Autograph manuscript by the author of 3 and a half pages in-4 published in number 23 of November 18, 1945 of Paysage Dimanche. Complete manuscript in very dense handwriting, with numerous deletions, corrections and additions. Literary chronicle of André Dhôtel's work. The complete typescript is included.
When the apostle of silence in literature speaks of the novelist of the invisible, this produces a strange apology for a work « destinée à sauver [...] l'essence du romanesque, sa vie pure et secrète », « passionnante jusque dans sa monotonie, selon le rythme des plus belles histoires romanesques où il ne se passe rien, mais où l'imprévu est toujours imminent. » ["destined to save [...] the essence of the novelistic, its pure and secret life", "fascinating even in its monotony, according to the rhythm of the most beautiful novelistic stories where nothing happens, but where the unexpected is always imminent."]

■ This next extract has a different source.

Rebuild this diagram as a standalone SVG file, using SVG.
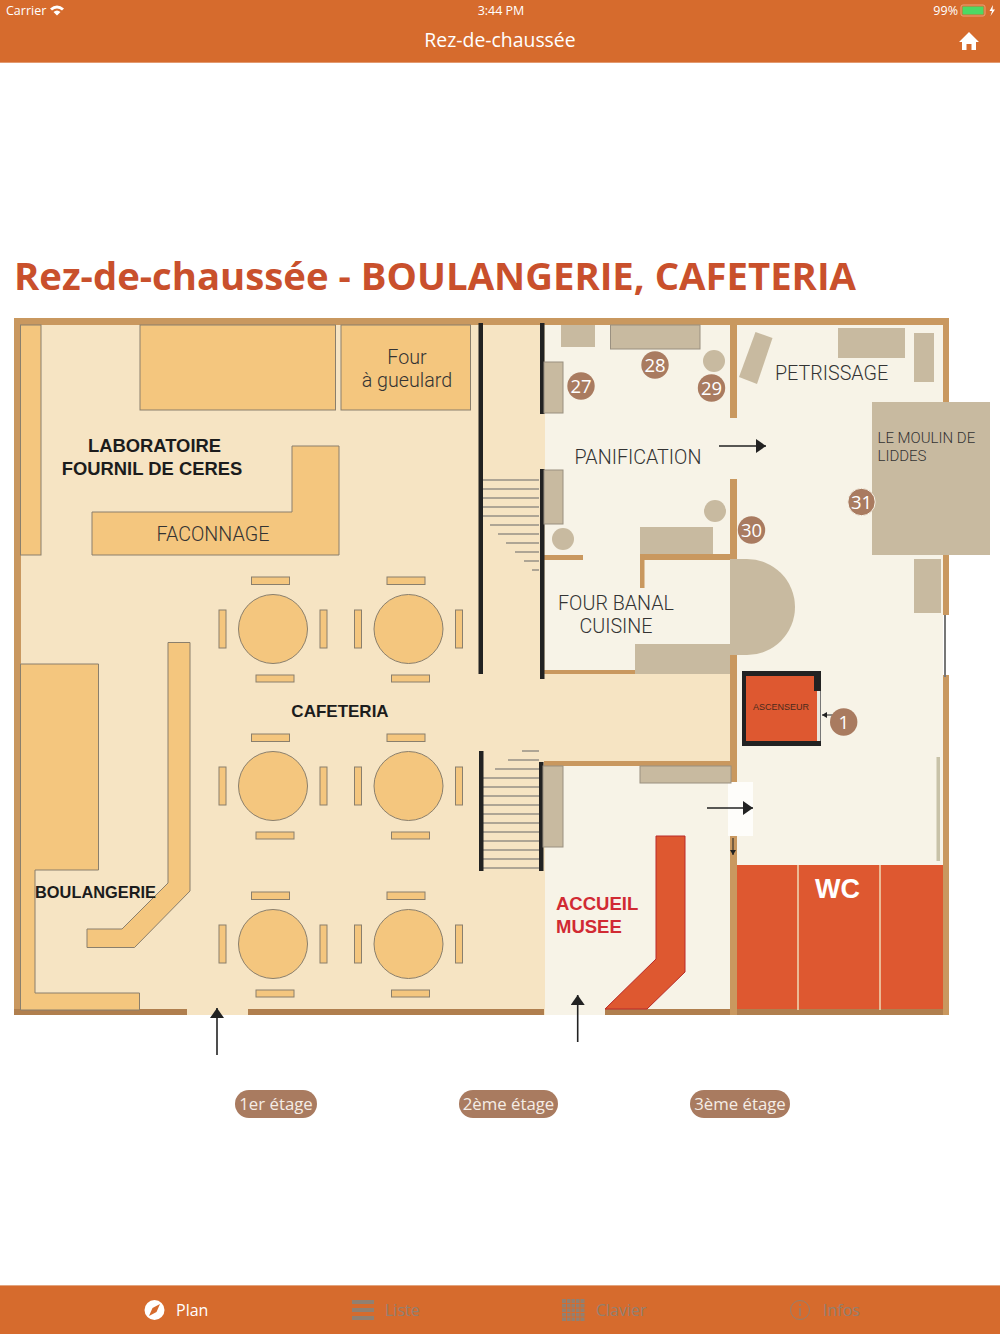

Between April 1941 and August 1944, Maurice Blanchot published in the "Chronicle of intellectual life" of Journal des Débats 173 articles on recently published books. In half a page of newspaper (approximately seven in-8 pages), the young author of "Thomas l'obscur" takes his first steps in the field of literary criticism and thus inaugurates a theoretical work that he would later develop in his numerous essays, from "La Part du feu" to "L'Entretien infini" and "L'Écriture du désastre". From the first articles, Blanchot demonstrates an analytical acuity far exceeding the literary current events that motivate their writing. Oscillating between classics and moderns, first-rate writers and minor novelists, he establishes in his chronicles the foundations of a critical thought that would mark the second half of the 20th century. Transformed by writing and by war, Blanchot breaks, through a thought exercised "in the name of the other," with the violent Maurrassian certainties of his youth. Not without paradox, he then transforms literary criticism into a philosophical act of intellectual resistance to barbarism at the very heart of an "openly Maréchaliste" newspaper: "To burn a book, to write one, are the two acts between which culture inscribes its contrary oscillations" (Le Livre, In Journal des Débats, January 20, 1943). In 2007, the Cahiers de la NRF brought together under the direction of Christophe Bident all the literary chronicles not yet published in volumes with this pertinent analysis of Blanchot's critical work: "novels, poems, essays give rise to a singular reflection, always more certain of its own rhetoric, more given over to the echo of the impossible or to the sirens of disappearance. (...) Not without contradictions or sidesteps, and in the feverish certainty of a work that begins (...) these articles reveal the genealogy of a critic who transformed the occasion of the chronicle into the necessity of thought." (C. Bident). Autograph manuscripts by Maurice Blanchot are extremely rare.